The Centre developed this group with trauma-informed principles in mind, and facilitated through that lens as well, providing participants with choices throughout the process, such as whether or not to share their real name or have their camera on. The first fifteen minutes of each session were dedicated to introductions, discussing group guidelines and the boundaries of confidentiality, and establishing what participants could expect from the session that day. Looking toward the future, the organizers hope to open this initiative beyond students to include staff and faculty as well. They further intend to create similar groups for queer students as well as for racialized students. Additionally, the Centre hopes to offer a hybrid model of this group where survivors have the option to join in person or online.

For more information:
Sexual Violence Prevention & Support Centre, University of Toronto

Durham Rape Crisis Centre
Partnership with Trent University and Durham College

The Durham Rape Crisis Centre (DRCC) is a feminist organization that has been taking an active role in its community to end all forms of violence against women and children.

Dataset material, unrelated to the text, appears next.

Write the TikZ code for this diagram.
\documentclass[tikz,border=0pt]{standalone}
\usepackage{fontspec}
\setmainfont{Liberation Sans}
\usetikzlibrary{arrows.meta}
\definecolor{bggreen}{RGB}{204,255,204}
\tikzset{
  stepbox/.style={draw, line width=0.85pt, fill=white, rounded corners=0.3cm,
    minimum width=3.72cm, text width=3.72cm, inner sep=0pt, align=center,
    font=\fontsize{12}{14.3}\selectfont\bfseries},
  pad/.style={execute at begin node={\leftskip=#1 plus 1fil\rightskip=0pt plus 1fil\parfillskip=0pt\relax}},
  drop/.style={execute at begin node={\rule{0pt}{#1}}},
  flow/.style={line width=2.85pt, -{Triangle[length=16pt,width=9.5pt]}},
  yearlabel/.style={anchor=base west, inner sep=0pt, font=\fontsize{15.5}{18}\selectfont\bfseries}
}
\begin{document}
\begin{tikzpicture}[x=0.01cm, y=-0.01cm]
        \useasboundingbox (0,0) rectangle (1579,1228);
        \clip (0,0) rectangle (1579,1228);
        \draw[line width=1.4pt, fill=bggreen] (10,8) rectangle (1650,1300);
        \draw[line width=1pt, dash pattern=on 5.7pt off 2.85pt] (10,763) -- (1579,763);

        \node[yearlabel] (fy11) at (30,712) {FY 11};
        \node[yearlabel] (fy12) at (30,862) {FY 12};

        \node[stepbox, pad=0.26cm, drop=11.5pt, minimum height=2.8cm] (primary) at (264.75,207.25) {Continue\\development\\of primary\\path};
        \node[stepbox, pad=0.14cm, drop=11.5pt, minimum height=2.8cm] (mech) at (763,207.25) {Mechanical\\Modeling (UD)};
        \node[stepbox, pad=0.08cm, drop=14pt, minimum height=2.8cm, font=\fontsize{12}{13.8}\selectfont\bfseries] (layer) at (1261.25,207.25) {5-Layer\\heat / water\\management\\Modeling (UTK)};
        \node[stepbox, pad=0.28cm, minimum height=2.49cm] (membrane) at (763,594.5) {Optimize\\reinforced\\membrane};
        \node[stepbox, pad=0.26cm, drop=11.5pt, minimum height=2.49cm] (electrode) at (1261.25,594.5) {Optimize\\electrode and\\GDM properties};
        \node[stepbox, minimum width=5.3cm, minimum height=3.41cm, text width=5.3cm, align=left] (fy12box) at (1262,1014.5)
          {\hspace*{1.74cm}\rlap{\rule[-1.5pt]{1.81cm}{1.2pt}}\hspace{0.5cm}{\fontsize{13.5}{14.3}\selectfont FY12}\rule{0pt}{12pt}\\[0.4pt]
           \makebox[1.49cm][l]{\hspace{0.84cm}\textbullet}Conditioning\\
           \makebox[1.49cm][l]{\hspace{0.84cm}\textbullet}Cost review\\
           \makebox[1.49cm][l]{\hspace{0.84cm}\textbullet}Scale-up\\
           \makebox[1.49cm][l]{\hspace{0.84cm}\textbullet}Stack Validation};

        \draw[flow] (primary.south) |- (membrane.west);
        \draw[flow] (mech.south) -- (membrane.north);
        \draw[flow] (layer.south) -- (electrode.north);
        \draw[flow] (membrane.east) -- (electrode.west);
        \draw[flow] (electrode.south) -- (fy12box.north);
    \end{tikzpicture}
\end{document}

Since 2020, the Durham Rape Crisis Centre has been working in partnership with both Trent University-Durham and Durham College to support students who have experienced sexual violence. This partnership has been supported CICMH’s Campus-Community Partnership Project. Services provided by DRCC include direct sexual violence support for survivors, programming around consent education, bystander intervention training, as well as training on supporting survivors of sexual violence, provided during new student orientation and throughout the year to students, student leaders, staff, and faculty. One of the major benefits of this partnership is that it allows students from both institutions to skip the long waitlist at DRCC and receive support immediately for their needs.

Aside from their regular programming with Trent University and Durham College, DRCC has recently purchased the rights to be able to facilitate the Man|Made program, a five-week psychoeducational group for men at postsecondary institutions, which focuses on peer modeling around healthy masculinity and sexuality. This program is geared towards men who have committed sexual violence, though DRCC has opened it up to any men in the Durham College and Ontario Tech University communities who might be interested in attending to learn how to be a better ally. In addition to this, DRCC is in the process of developing with Durham College a Sexual Violence First Aid program, which is similar in format to Mental Health First Aid training by the Mental Health Commission of Canada. The program is currently in its initial stages and is being piloted through Durham College as an online module, with the hopes of eventually opening it up to the wider community. So far over 300 students have completed the final quiz, and over 150 have completed the final feedback survey.